Now I guessed I was going to like this. All the clever folk who know about plays and stuff had raved about it. Written in 1995 by David Harrower it is considered a classic of British modern theatre. Its ostensible subject matter, the power of language, and its setting, an imagined English medieval past, is right up my street (thanks in part to the vicarious interest generated from MS’s journey).

But I had no idea just how brilliant this was going to be. Easily joins my top 10 all time best plays. It is staggeringly good and director Yael Farber’s production could scarce be bettered I would think.

For those like me who weren’t up to speed on Knives in Hens, it goes like this. The Young Woman, an outstanding performance from Judith Roddy, is married to ploughman Pony William, a brutal but fearful, Christian Cooke, in a village somewhere up North. Her knowledge of the world is bounded by her role as wife, the work she has to do, by language and by location. Husband sends her with their grain to the Miller, Gilbert North, played by Matt Ryan with profound depth. His wife has died, he is alone, and the village has cast him out, in part because they are dependent on him. But he can write and he can think and see beyond the everyday. She is wary of the Miller but their relationship develops. Pony William betrays her. There is a dramatic denouement. That is basically it.

The language is spare. The lighting is monochrome. The set, with a giant grindstone, behind a muddied, brickstone floor, is austere. We have a mournful cello and a near unbroken drone. There is even some flour drifting through the air at one point. For those familiar with Yael Farber’s work, including the somewhat unfairly maligned Salome at the NT, (Salome at the National Theatre ***) all this is likely familiar. But in this play these directorial tropes were bang on.

So what is so special about the play? Well for me the text perfectly captures the world in which it is set. The medieval mind was very different from the modern mind. Knowledge was largely derived from immediate experience or dictated by the Church. The supernatural was very real. Nature informed existence. Language for this class was largely spoken not written. Writing was the medium for power, the word of God and contract. The schism between the rural and the urban. David Harrower’s text inhabits this world. No nostalgic arcadia here.

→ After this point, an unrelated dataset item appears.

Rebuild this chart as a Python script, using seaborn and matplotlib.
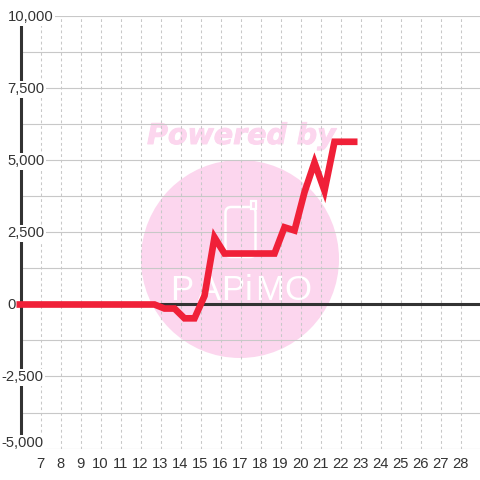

But this is only the starting point for more universal questions. How do we gain knowledge? Why are we scared of knowing? How does language define what we know? How does the written word differ from the spoken word? What do people invent gods to explain the world? How do women secure agency (one of Ms Farber’s vital themes, and, as in Salome, we have a nameless woman here)? What actions can be justified in the pursuit of freedom?

Now I appreciate that I am getting quite carried away here but this is where the play took me. An epistemological triumph if you will, woven out of the most mythic of threads. I can fully appreciate that others might just see a rather bleak, love triangle, fable but this floored me. In fact I had to sit down and have a cup of tea before heading home just to think about what I had seen. And I am still thinking about it.

So thank you Mr Harrower. Thank you Donmar. Thank you Ms Farber. And thanks to our three actors.

“All I must do is push names into what is there the same as when I push my knife into the stomach of a hen”. Indeed.